The diffence between the 2 jobs are the mapping keys
File A.keycol - varchar2(144) display 0
File B.keycol - varchar2(15) display 17
left outer join on File A

sequential file from job 1.keycol - varchar2(144) display 0
File C.keycol - varchar2(18) display 0
left outer join on sequential file from job 1
How big is the file created as an output of Job1? If it is really big, then there might be a significant time consumption to do a left outer join on sequential file's key columns.

Re: slow performance while merging 2 files in merge stage

Posted: Fri May 23, 2008 5:06 am
by deswhk
both files are about the same size ~2.4million. Would pure inner join be much much faster? thks.

Re: slow performance while merging 2 files in merge stage

Posted: Fri May 23, 2008 5:08 am
by deswhk
both files are about the same size ~2.4million. Would pure inner join be much much faster? thks.

Re: slow performance while merging 2 files in merge stage

Posted: Fri May 23, 2008 5:13 am
by deswhk
job 1:-
file A ~2.4million
file B ~1.6million

job 2:-
output from job1 ~2.4 million
file C ~2.1million

from the number of records, they are almost the same. Job 1 flies but job 2 crawls...

Re: slow performance while merging 2 files in merge stage

Posted: Fri May 23, 2008 8:49 am
by vivekgadwal
deswhk wrote:both files are about the same size ~2.4million. Would pure inner join be much much faster? thks.
Tell me this...is there some other processing that is being performed in Job 2...like sorting etc.? If not, I do not know why one job with merge logic is running faster than its twin (at least with same logic).

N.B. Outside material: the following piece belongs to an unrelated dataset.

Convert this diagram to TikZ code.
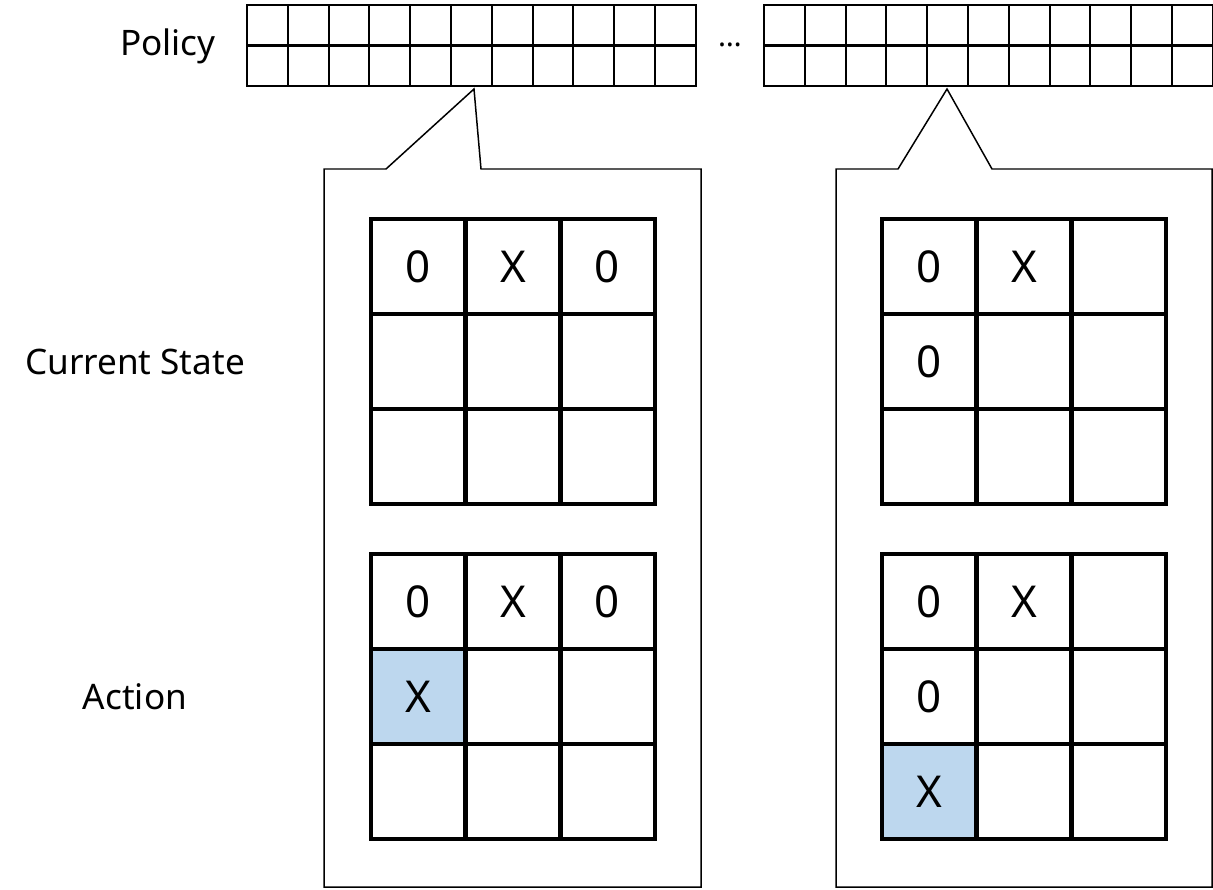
\documentclass[tikz,border=0pt]{standalone}
\usepackage{fontspec}
\setmainfont{Noto Sans}
\tikzset{
  board/.style={line width=2.6pt, line cap=rect},
  stripline/.style={line width=1.2pt},
  bubble/.style={line width=0.85pt, line join=miter},
  cellmark/.style={font=\fontsize{25}{25}\selectfont, inner sep=0pt},
  rowlabel/.style={font=\fontsize{20}{20}\selectfont, inner sep=0pt},
  picked/.style={fill={rgb,255:red,189;green,215;blue,238}}
}
\begin{document}
\begin{tikzpicture}[x=0.02cm, y=-0.02cm]
    \useasboundingbox (0,0) rectangle (1213,889);
    % row labels
    \node [rowlabel] (PolicyLabel) at (168,46) {Policy};
    \node [rowlabel] (StateLabel)  at (135,362) {Current State};
    \node [rowlabel] (ActionLabel) at (135,697) {Action};
    \node [font=\fontsize{17}{17}\selectfont, inner sep=0pt] (Dots) at (730,45) {…};
    % policy strips
    \foreach \sx in {247,764} {
      \draw [stripline] (\sx,5) rectangle (\sx+449,86);
      \draw [stripline] (\sx,45.5) -- (\sx+449,45.5);
      \foreach \i in {1,...,10}
        \draw [stripline] (\sx+\i*40.8,5) -- (\sx+\i*40.8,86);
    }
    % callouts
    \coordinate (TipA) at (474,89);
    \coordinate (TipB) at (947,89);
    \draw [bubble] (386,169) -- (TipA) -- (481,169) -- (701,169) -- (701,887) -- (324,887) -- (324,169) -- cycle;
    \draw [bubble] (898,169) -- (TipB) -- (992,169) -- (1212,169) -- (1212,887) -- (836,887) -- (836,169) -- cycle;
    % chosen moves
    \fill [picked] (371,649) rectangle (465.7,743.5);
    \fill [picked] (882,743.5) rectangle (976.7,838);
    % boards
    \foreach \bx/\by in {371/219,371/554,882/219,882/554} {
      \draw [board] (\bx,\by) rectangle (\bx+284,\by+285);
      \foreach \i in {1,2} {
        \draw [board] (\bx+\i*94.67,\by) -- (\bx+\i*94.67,\by+285);
        \draw [board] (\bx,\by+\i*95) -- (\bx+284,\by+\i*95);
      }
    }
    % marks, left
    \node [cellmark] (LsO1) at (418,267) {0};
    \node [cellmark] (LsX1) at (513,267) {X};
    \node [cellmark] (LsO2) at (607,267) {0};
    \node [cellmark] (LaO1) at (418,602) {0};
    \node [cellmark] (LaX1) at (513,602) {X};
    \node [cellmark] (LaO2) at (607,602) {0};
    \node [cellmark] (LaX2) at (418,697) {X};
    % marks, right
    \node [cellmark] (RsO1) at (929,267) {0};
    \node [cellmark] (RsX1) at (1024,267) {X};
    \node [cellmark] (RsO2) at (929,362) {0};
    \node [cellmark] (RaO1) at (929,602) {0};
    \node [cellmark] (RaX1) at (1024,602) {X};
    \node [cellmark] (RaO2) at (929,697) {0};
    \node [cellmark] (RaX2) at (929,792) {X};
  \end{tikzpicture}
\end{document}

I have found merge stages to cause some performance issues. So, I had to find some work arounds in those scenarios. Well, if you have to use merge stage and perform a 'left outer join' on the seq. files, please follow through all the required stuff that is given in the manual and do not use the Trace level '1'.

If it really doesn't matter for you what kind of join you are using, and you can use a pure inner join, then do not use the merge stage for Job 2. Instead, what I would propose is, move the output of Job 1 into a Hash file and in Job 2, join on the req. key columns and output them into a seq. file. Something like this:

Code: Select all

       Hash_File_from_Job1
                  |
                  | Lookup
                  V
File D --------> XFM----> Output_Seq_File

Posted: Fri May 23, 2008 1:49 pm
by DSguru2B
....or force load them into temp tables with proper indexes on the joining keys. Then you can perform any join with results in decent amount of time.

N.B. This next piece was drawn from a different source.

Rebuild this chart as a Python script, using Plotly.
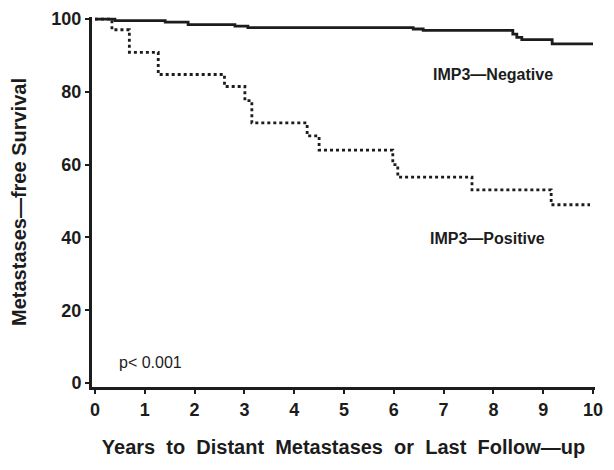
import plotly.graph_objects as go

# IMP3-Negative (solid) Kaplan-Meier steps
neg_years = [0, 0.40, 1.41, 1.87, 2.81, 3.07, 6.39, 6.59, 8.39, 8.47, 8.57, 9.18, 10.0]
neg_surv = [100, 99.6, 99.2, 98.5, 98.1, 97.7, 97.3, 96.9, 95.9, 95.0, 94.4, 93.2, 93.2]

# IMP3-Positive (dotted) Kaplan-Meier steps
pos_years = [0, 0.34, 0.69, 1.27, 2.60, 3.01, 3.15, 4.26, 4.50, 5.98, 6.08, 7.57, 9.16, 9.94]
pos_surv = [100, 97.1, 90.9, 84.8, 81.5, 77.6, 71.5, 67.9, 64.0, 60.0, 56.6, 53.1, 49.0, 49.0]

x_ticks = [0, 1, 2, 3, 4, 5, 6, 7, 8, 9, 10]
y_ticks = [0, 20, 40, 60, 80, 100]

ink = "#1c1c1c"
font_family = "Liberation Sans, Arial, sans-serif"

fig = go.Figure()
fig.add_trace(go.Scatter(x=neg_years, y=neg_surv, mode="lines", line_shape="hv",
                         line=dict(color=ink, width=2.8), name="IMP3—Negative",
                         showlegend=False))
fig.add_trace(go.Scatter(x=pos_years, y=pos_surv, mode="lines", line_shape="hv",
                         line=dict(color=ink, width=2.8, dash="3px,3px"), name="IMP3—Positive",
                         showlegend=False))

fig.add_annotation(x=7.99, y=84.7, text="IMP3—Negative", showarrow=False,
                   font=dict(family=font_family, size=16, color=ink, weight="bold"))
fig.add_annotation(x=7.89, y=39.8, text="IMP3—Positive", showarrow=False,
                   font=dict(family=font_family, size=16, color=ink, weight="bold"))
fig.add_annotation(x=1.12, y=5.6, text="p< 0.001", showarrow=False,
                   font=dict(family=font_family, size=16, color=ink))

fig.update_layout(
    width=614, height=470,
    margin=dict(l=84, r=27, t=9, b=91),
    paper_bgcolor="white", plot_bgcolor="white",
    font=dict(family=font_family, color=ink),
    showlegend=False,
    xaxis=dict(
        range=[-0.06, 10.04], tickvals=x_ticks, ticktext=[str(v) for v in x_ticks],
        automargin=False,
        showgrid=False, zeroline=False, showline=True, linecolor=ink, linewidth=3,
        ticks="outside", ticklen=4, tickwidth=1.5, tickcolor=ink,
        tickfont=dict(size=18, weight="bold", color=ink), ticklabeloverflow="allow",
        title=dict(text="Years  to  Distant  Metastases  or  Last  Follow—up",
                   font=dict(size=20, weight="bold", color=ink), standoff=22),
    ),
    yaxis=dict(
        range=[-1.1, 100.6], tickvals=y_ticks, ticktext=[str(v) for v in y_ticks],
        automargin=False,
        showgrid=False, zeroline=False, showline=True, linecolor=ink, linewidth=3,
        ticks="outside", ticklen=4, tickwidth=1.5, tickcolor=ink,
        tickfont=dict(size=18, weight="bold", color=ink), ticklabeloverflow="allow",
        title=dict(text="Metastases—free Survival",
                   font=dict(size=20, weight="bold", color=ink), standoff=34),
    ),
)

fig.write_html("out.html")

Posted: Fri May 23, 2008 3:37 pm
by ray.wurlod
Are you tracing a stage or debugging in the slow job and not in the fast job?

Posted: Sun May 25, 2008 11:56 pm
by deswhk
I turned on the trace only for debugging purposes. Else, there is no reason why I should do so as it will take up more resources. Anyway, even without the trace turned on, it is still as slow if not slower.

The job doesn't do any sorting. Anyway, there is no sort option in the merge stage. The transformer stage doesn't do any complex logic either, merely selecting the required columns into the output.
Even with pure inner join, the merge stage is still slow.
One reason why I didn't put it into a hashed file for lookup is the huge number of records at about 2.4 million. Am not sure if this is a good idea of doing a lookup from a hashed file instead of the merge stage.
I will give it a try and see if the performance improves.

Posted: Mon May 26, 2008 5:23 pm
by vivekgadwal
deswhk wrote: Even with pure inner join, the merge stage is still slow.
One reason why I didn't put it into a hashed file for lookup is the huge number of records at about 2.4 million. Am not sure if this is a good idea of doing a lookup from a hashed file instead of the merge stage.
Well...as long is the size of the Hash file doesn't exceed 2.2 GB limit, you are fine using it. After you load the Hash file do an analysis (ANALYZE.FILE) on it and see how big the file is!